A run of records:
************
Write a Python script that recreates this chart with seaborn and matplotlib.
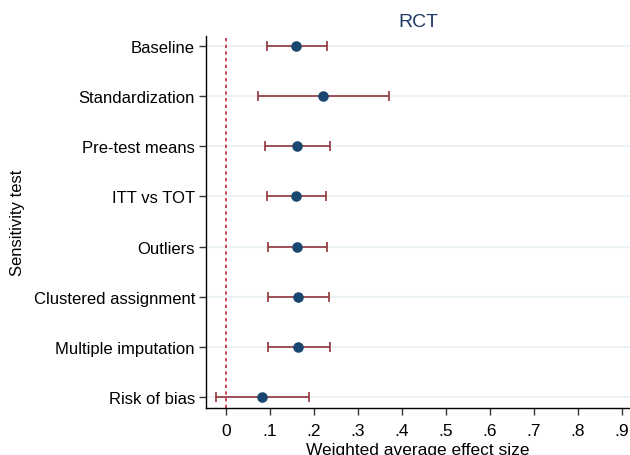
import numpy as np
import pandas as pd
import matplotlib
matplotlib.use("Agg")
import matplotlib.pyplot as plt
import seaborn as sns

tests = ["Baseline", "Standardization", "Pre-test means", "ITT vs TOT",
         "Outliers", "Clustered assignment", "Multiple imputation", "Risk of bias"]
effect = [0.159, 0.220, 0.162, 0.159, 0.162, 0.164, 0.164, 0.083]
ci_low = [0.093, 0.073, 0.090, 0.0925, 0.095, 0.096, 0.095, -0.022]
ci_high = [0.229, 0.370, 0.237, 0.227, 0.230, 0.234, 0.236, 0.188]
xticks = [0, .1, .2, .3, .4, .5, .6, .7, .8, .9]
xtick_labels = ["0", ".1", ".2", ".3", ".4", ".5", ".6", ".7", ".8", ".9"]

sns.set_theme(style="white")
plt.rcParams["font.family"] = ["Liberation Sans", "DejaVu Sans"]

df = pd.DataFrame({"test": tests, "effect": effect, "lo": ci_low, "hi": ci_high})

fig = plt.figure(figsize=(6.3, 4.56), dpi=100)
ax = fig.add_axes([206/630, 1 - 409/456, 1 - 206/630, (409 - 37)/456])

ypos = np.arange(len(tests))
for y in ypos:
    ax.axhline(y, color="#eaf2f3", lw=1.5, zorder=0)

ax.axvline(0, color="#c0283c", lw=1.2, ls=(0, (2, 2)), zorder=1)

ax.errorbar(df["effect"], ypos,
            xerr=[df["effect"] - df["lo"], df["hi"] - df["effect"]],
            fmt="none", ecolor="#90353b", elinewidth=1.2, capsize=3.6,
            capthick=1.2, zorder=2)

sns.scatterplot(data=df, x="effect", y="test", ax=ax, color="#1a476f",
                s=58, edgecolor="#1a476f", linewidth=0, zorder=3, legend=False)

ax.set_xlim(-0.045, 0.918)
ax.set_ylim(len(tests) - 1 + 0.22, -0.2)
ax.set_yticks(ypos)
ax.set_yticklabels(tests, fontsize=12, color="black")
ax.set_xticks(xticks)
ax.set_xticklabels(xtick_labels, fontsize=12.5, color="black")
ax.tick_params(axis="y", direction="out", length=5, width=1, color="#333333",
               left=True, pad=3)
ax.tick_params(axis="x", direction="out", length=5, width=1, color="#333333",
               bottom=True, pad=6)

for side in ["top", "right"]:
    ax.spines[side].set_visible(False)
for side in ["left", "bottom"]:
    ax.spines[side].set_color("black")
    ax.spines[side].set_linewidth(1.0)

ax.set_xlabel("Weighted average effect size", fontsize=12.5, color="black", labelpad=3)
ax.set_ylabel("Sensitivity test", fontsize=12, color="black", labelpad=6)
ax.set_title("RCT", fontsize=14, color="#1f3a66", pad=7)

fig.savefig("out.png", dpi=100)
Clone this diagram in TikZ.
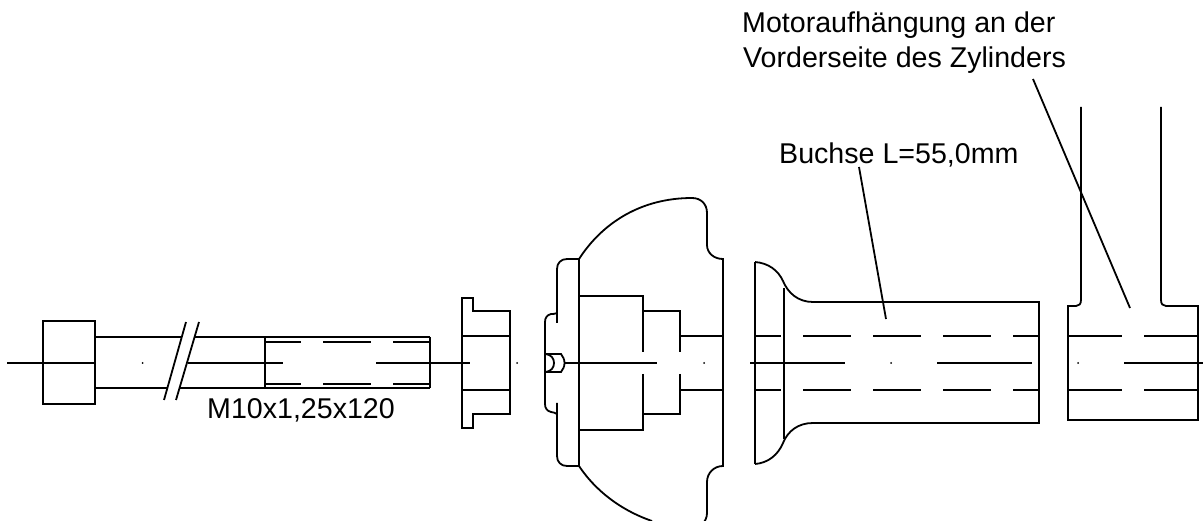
************
■ **Requirement**:
Reproduce the full material exactly, excluding the pictures.

■ **Result of this exercise**:
Write a Python script that recreates this chart with seaborn and matplotlib.
import numpy as np
import pandas as pd
import matplotlib
matplotlib.use("Agg")
import matplotlib.pyplot as plt
import seaborn as sns

tests = ["Baseline", "Standardization", "Pre-test means", "ITT vs TOT",
         "Outliers", "Clustered assignment", "Multiple imputation", "Risk of bias"]
effect = [0.159, 0.220, 0.162, 0.159, 0.162, 0.164, 0.164, 0.083]
ci_low = [0.093, 0.073, 0.090, 0.0925, 0.095, 0.096, 0.095, -0.022]
ci_high = [0.229, 0.370, 0.237, 0.227, 0.230, 0.234, 0.236, 0.188]
xticks = [0, .1, .2, .3, .4, .5, .6, .7, .8, .9]
xtick_labels = ["0", ".1", ".2", ".3", ".4", ".5", ".6", ".7", ".8", ".9"]

sns.set_theme(style="white")
plt.rcParams["font.family"] = ["Liberation Sans", "DejaVu Sans"]

df = pd.DataFrame({"test": tests, "effect": effect, "lo": ci_low, "hi": ci_high})

fig = plt.figure(figsize=(6.3, 4.56), dpi=100)
ax = fig.add_axes([206/630, 1 - 409/456, 1 - 206/630, (409 - 37)/456])

ypos = np.arange(len(tests))
for y in ypos:
    ax.axhline(y, color="#eaf2f3", lw=1.5, zorder=0)

ax.axvline(0, color="#c0283c", lw=1.2, ls=(0, (2, 2)), zorder=1)

ax.errorbar(df["effect"], ypos,
            xerr=[df["effect"] - df["lo"], df["hi"] - df["effect"]],
            fmt="none", ecolor="#90353b", elinewidth=1.2, capsize=3.6,
            capthick=1.2, zorder=2)

sns.scatterplot(data=df, x="effect", y="test", ax=ax, color="#1a476f",
                s=58, edgecolor="#1a476f", linewidth=0, zorder=3, legend=False)

ax.set_xlim(-0.045, 0.918)
ax.set_ylim(len(tests) - 1 + 0.22, -0.2)
ax.set_yticks(ypos)
ax.set_yticklabels(tests, fontsize=12, color="black")
ax.set_xticks(xticks)
ax.set_xticklabels(xtick_labels, fontsize=12.5, color="black")
ax.tick_params(axis="y", direction="out", length=5, width=1, color="#333333",
               left=True, pad=3)
ax.tick_params(axis="x", direction="out", length=5, width=1, color="#333333",
               bottom=True, pad=6)

for side in ["top", "right"]:
    ax.spines[side].set_visible(False)
for side in ["left", "bottom"]:
    ax.spines[side].set_color("black")
    ax.spines[side].set_linewidth(1.0)

ax.set_xlabel("Weighted average effect size", fontsize=12.5, color="black", labelpad=3)
ax.set_ylabel("Sensitivity test", fontsize=12, color="black", labelpad=6)
ax.set_title("RCT", fontsize=14, color="#1f3a66", pad=7)

fig.savefig("out.png", dpi=100)
Clone this diagram in TikZ.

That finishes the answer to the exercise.